* [Entries provided]:
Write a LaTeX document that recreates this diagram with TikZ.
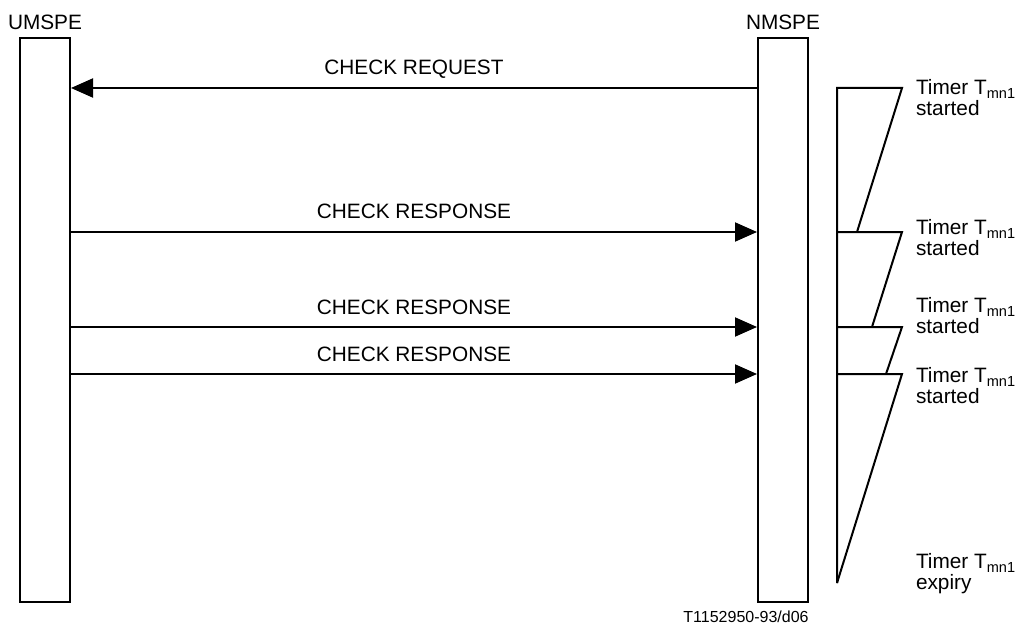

---

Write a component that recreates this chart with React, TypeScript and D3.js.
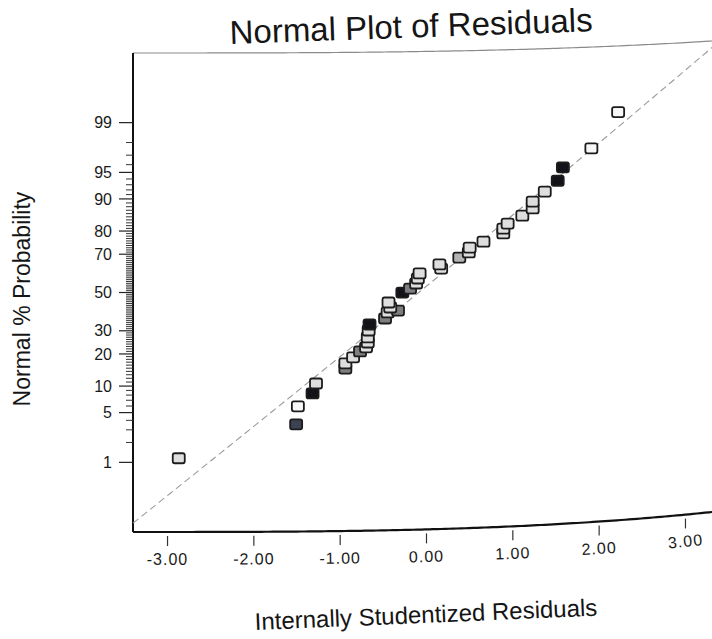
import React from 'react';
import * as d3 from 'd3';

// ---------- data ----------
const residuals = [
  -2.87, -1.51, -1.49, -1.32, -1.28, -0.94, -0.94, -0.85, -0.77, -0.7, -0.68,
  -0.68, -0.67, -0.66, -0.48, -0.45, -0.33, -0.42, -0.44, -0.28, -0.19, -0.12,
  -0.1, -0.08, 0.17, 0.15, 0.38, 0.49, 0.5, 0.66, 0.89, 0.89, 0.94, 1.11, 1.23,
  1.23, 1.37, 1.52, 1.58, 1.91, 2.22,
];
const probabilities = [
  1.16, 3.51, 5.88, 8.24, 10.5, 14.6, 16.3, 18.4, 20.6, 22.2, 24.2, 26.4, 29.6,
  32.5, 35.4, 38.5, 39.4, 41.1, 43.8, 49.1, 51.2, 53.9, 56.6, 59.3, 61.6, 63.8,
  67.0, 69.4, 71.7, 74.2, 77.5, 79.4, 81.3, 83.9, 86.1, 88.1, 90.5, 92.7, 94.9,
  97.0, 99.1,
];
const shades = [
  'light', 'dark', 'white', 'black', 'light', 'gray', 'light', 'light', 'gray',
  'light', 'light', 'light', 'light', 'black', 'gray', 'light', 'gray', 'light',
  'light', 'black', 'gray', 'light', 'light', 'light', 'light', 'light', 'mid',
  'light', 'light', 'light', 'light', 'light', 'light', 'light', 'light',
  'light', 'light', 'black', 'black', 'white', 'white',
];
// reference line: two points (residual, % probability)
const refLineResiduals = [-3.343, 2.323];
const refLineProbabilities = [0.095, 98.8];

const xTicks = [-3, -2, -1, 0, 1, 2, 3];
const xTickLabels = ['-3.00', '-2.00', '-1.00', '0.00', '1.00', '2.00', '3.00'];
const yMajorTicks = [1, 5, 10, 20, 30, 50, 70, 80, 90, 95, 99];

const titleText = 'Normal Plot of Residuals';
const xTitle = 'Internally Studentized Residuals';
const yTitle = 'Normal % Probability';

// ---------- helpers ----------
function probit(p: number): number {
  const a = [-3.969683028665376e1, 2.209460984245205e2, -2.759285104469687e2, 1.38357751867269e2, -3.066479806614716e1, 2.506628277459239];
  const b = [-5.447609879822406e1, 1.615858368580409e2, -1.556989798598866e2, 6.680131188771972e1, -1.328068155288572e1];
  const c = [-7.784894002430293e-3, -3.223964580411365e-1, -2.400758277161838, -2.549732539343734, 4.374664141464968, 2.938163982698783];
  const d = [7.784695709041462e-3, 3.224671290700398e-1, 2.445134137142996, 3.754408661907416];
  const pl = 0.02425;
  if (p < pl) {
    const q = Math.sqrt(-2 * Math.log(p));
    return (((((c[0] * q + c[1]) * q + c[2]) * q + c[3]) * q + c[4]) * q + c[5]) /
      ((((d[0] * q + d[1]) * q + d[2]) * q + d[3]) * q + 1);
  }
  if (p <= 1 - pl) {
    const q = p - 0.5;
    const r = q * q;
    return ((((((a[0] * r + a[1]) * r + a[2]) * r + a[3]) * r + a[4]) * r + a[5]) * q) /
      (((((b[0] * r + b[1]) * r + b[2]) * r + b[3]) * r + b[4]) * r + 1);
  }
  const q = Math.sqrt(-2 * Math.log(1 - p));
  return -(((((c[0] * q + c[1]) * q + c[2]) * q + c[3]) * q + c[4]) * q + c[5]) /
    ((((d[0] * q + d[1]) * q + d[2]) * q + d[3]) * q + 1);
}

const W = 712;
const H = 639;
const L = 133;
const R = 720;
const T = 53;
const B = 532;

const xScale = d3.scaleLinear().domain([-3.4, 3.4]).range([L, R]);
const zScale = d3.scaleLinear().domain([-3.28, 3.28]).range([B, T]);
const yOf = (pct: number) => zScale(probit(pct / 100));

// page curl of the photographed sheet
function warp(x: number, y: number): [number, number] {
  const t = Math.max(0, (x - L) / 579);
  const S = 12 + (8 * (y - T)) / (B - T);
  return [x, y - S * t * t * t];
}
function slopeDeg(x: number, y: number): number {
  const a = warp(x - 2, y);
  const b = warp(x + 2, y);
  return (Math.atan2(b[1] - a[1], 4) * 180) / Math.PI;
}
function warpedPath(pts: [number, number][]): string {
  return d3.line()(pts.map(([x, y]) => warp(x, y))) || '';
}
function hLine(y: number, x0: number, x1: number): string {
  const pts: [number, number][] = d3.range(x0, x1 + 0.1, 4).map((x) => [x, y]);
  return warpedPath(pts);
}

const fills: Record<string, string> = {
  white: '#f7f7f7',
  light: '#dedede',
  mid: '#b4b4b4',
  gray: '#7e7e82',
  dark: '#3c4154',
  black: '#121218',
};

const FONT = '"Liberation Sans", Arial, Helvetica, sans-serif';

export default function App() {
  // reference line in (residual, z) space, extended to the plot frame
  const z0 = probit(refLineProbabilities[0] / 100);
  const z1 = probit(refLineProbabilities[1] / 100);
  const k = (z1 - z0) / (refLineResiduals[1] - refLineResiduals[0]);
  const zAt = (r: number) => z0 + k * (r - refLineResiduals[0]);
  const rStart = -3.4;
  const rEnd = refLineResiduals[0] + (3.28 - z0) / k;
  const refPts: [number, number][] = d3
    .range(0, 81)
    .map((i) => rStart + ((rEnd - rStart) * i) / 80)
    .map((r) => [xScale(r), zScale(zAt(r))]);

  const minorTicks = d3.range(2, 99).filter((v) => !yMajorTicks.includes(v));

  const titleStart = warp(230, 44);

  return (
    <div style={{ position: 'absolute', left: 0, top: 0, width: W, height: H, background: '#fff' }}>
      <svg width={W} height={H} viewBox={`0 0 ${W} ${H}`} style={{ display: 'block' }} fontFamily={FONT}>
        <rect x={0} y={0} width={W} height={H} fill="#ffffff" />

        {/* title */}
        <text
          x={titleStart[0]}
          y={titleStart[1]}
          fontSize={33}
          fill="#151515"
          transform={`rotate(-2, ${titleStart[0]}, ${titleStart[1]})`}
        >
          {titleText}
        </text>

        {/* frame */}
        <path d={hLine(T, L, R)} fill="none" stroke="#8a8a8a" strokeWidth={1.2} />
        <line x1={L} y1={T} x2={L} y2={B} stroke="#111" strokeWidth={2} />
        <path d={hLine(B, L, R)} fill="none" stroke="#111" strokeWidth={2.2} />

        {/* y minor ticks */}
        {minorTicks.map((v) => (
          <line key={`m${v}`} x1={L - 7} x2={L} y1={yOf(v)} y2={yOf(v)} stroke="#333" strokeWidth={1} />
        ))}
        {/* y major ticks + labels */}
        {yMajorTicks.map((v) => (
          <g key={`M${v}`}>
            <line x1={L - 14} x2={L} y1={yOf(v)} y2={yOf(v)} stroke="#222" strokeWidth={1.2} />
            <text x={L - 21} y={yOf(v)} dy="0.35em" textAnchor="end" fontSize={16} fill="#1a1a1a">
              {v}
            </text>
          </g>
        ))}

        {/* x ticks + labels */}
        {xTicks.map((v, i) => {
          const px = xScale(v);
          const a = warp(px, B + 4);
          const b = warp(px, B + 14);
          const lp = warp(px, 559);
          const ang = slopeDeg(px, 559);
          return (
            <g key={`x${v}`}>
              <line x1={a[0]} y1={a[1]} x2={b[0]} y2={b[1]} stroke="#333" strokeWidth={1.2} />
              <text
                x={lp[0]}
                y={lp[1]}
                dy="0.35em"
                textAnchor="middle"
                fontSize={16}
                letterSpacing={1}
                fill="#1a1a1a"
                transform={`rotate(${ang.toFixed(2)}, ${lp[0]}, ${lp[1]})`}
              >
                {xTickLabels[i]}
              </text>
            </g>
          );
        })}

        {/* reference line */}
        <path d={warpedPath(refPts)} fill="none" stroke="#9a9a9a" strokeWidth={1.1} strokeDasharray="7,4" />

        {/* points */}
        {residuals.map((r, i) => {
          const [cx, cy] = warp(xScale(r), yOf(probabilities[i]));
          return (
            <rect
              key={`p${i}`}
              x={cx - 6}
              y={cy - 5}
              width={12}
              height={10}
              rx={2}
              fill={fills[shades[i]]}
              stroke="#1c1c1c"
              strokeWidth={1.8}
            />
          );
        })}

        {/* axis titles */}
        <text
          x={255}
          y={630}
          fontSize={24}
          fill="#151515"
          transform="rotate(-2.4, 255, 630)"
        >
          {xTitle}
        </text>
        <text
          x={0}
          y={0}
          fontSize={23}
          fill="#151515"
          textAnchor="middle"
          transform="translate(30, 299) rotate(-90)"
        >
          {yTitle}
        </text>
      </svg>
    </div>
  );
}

* [The task]: Above are some records. Output exactly the lines from the one that contains "Write a component" to the one that contains "const yTitle = 'Normal % Probability';", keeping both, and omit the pictures.

* [Expected answer]:
Write a component that recreates this chart with React, TypeScript and D3.js.
import React from 'react';
import * as d3 from 'd3';

// ---------- data ----------
const residuals = [
  -2.87, -1.51, -1.49, -1.32, -1.28, -0.94, -0.94, -0.85, -0.77, -0.7, -0.68,
  -0.68, -0.67, -0.66, -0.48, -0.45, -0.33, -0.42, -0.44, -0.28, -0.19, -0.12,
  -0.1, -0.08, 0.17, 0.15, 0.38, 0.49, 0.5, 0.66, 0.89, 0.89, 0.94, 1.11, 1.23,
  1.23, 1.37, 1.52, 1.58, 1.91, 2.22,
];
const probabilities = [
  1.16, 3.51, 5.88, 8.24, 10.5, 14.6, 16.3, 18.4, 20.6, 22.2, 24.2, 26.4, 29.6,
  32.5, 35.4, 38.5, 39.4, 41.1, 43.8, 49.1, 51.2, 53.9, 56.6, 59.3, 61.6, 63.8,
  67.0, 69.4, 71.7, 74.2, 77.5, 79.4, 81.3, 83.9, 86.1, 88.1, 90.5, 92.7, 94.9,
  97.0, 99.1,
];
const shades = [
  'light', 'dark', 'white', 'black', 'light', 'gray', 'light', 'light', 'gray',
  'light', 'light', 'light', 'light', 'black', 'gray', 'light', 'gray', 'light',
  'light', 'black', 'gray', 'light', 'light', 'light', 'light', 'light', 'mid',
  'light', 'light', 'light', 'light', 'light', 'light', 'light', 'light',
  'light', 'light', 'black', 'black', 'white', 'white',
];
// reference line: two points (residual, % probability)
const refLineResiduals = [-3.343, 2.323];
const refLineProbabilities = [0.095, 98.8];

const xTicks = [-3, -2, -1, 0, 1, 2, 3];
const xTickLabels = ['-3.00', '-2.00', '-1.00', '0.00', '1.00', '2.00', '3.00'];
const yMajorTicks = [1, 5, 10, 20, 30, 50, 70, 80, 90, 95, 99];

const titleText = 'Normal Plot of Residuals';
const xTitle = 'Internally Studentized Residuals';
const yTitle = 'Normal % Probability';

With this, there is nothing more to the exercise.